2025年1月4日土曜日

アイザックアシモフ 第二ファウンデーション

アイザックアシモフのファウンデーションシリーズの3作目だ。1953年の作品だが、脳神経についての記述が非常に的を得ている。今よりさらに未来に検証されると思うが、2030年頃の人工知能研究のメインテーマについて述べていると私は感じた。

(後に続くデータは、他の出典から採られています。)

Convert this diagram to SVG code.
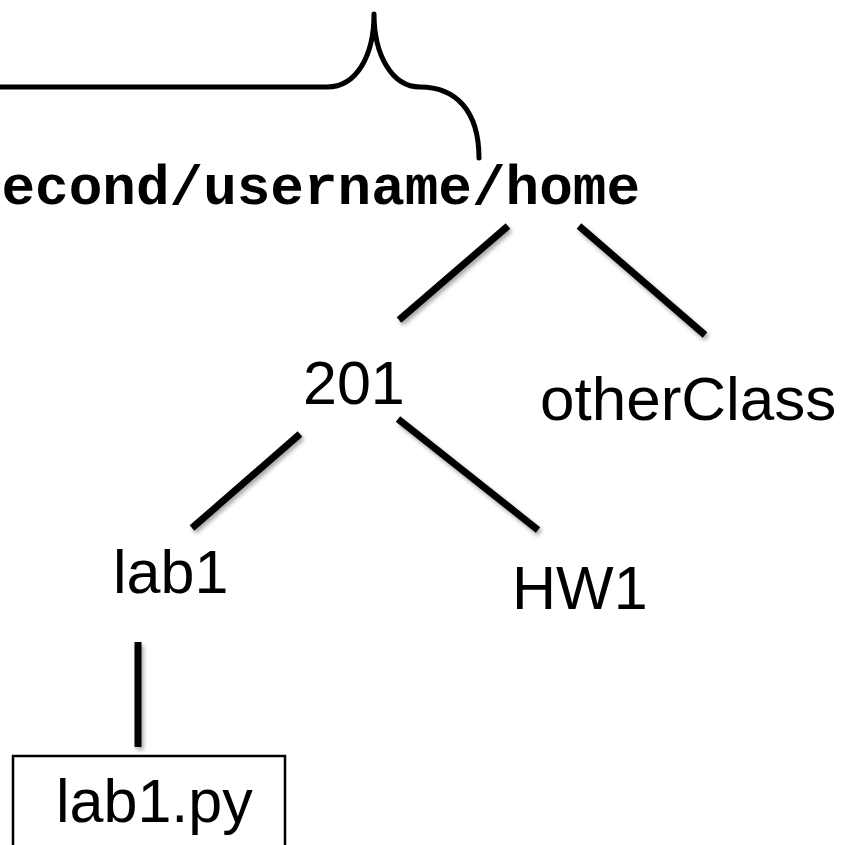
<svg xmlns="http://www.w3.org/2000/svg" width="846" height="845" viewBox="0 0 846 845">
<defs>
<filter id="sh" x="-20%" y="-20%" width="140%" height="140%">
<feDropShadow dx="2" dy="3" stdDeviation="2" flood-color="#000" flood-opacity="0.35"/>
</filter>
</defs>
<style>
.edge{stroke:#000;stroke-width:7;fill:none;stroke-linecap:butt}
.lbl{font-family:"Liberation Sans",Arial,sans-serif;font-size:61px;fill:#000}
.mono{font-family:"Courier New","Liberation Mono",monospace;font-weight:bold;font-size:56px;fill:#000}
</style>
<rect width="846" height="845" fill="#fff"/>
<g id="brace">
<path d="M0,87 L327,87 C357,87 374,55 374,14 C374,55 392,87 420,87 C455,87 479,110 479,158" fill="none" stroke="#000" stroke-width="5" stroke-linecap="round" stroke-linejoin="round"/>
</g>
<g id="connectors" filter="url(#sh)">
<line class="edge" x1="508" y1="226" x2="399" y2="320"/>
<line class="edge" x1="579" y1="226" x2="705" y2="335"/>
<line class="edge" x1="300" y1="434" x2="192" y2="528"/>
<line class="edge" x1="398" y1="419" x2="538" y2="530"/>
<line class="edge" x1="138" y1="642" x2="138" y2="747"/>
</g>
<g id="home">
<text class="mono" x="640" y="204" text-anchor="end">/second/username/home</text>
</g>
<g id="n201">
<text class="lbl" x="303" y="404">201</text>
</g>
<g id="otherClass">
<text class="lbl" x="540" y="420" style="font-size:62px">otherClass</text>
</g>
<g id="lab1">
<text class="lbl" x="113" y="593">lab1</text>
</g>
<g id="HW1">
<text class="lbl" x="512" y="609">HW1</text>
</g>
<g id="lab1py">
<rect x="13" y="756" width="272" height="100" fill="none" stroke="#000" stroke-width="2.5"/>
<text class="lbl" x="56" y="822">lab1.py</text>
</g>
</svg>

作品内の中心人物である数学者ハリセルダンの考え方はSFというより哲学に分類できる。人類が銀河系全域に進出できるくらい科学技術が発展しても、それはあくまで無機物(機械)を操る技術が発展したに過ぎない。それに比べて脳の中の意識や感情に関する知識は、猿から人になった頃からほとんど発展していないという指摘には思わず膝を叩いた。言葉をどんなに練っても自分の意思は正確に相手に伝えることはできないという主張は、オルテガが「大衆の反逆」内のフランス人のためのプロローグに述べた内容と同じだ。大規模言語モデルをどんなに規模拡大しても大した知能にはなれない理由のひとつもここにある。

第二ファウンデーション員は言葉を使わずに正確に意思を伝達できるようだ。それは生来の才能+訓練による努力の結果であるように描かれている。これができるようになった人類はハラリのホモデウス、富野のニュータイプということになるのだろう。第二ファウンデーション員の目的は安定した銀河系国家の実現だ。となると、富野のニュータイプによる社会は、第二ファウンデーション員の目指す社会と目標も実現方法も似ていることになる。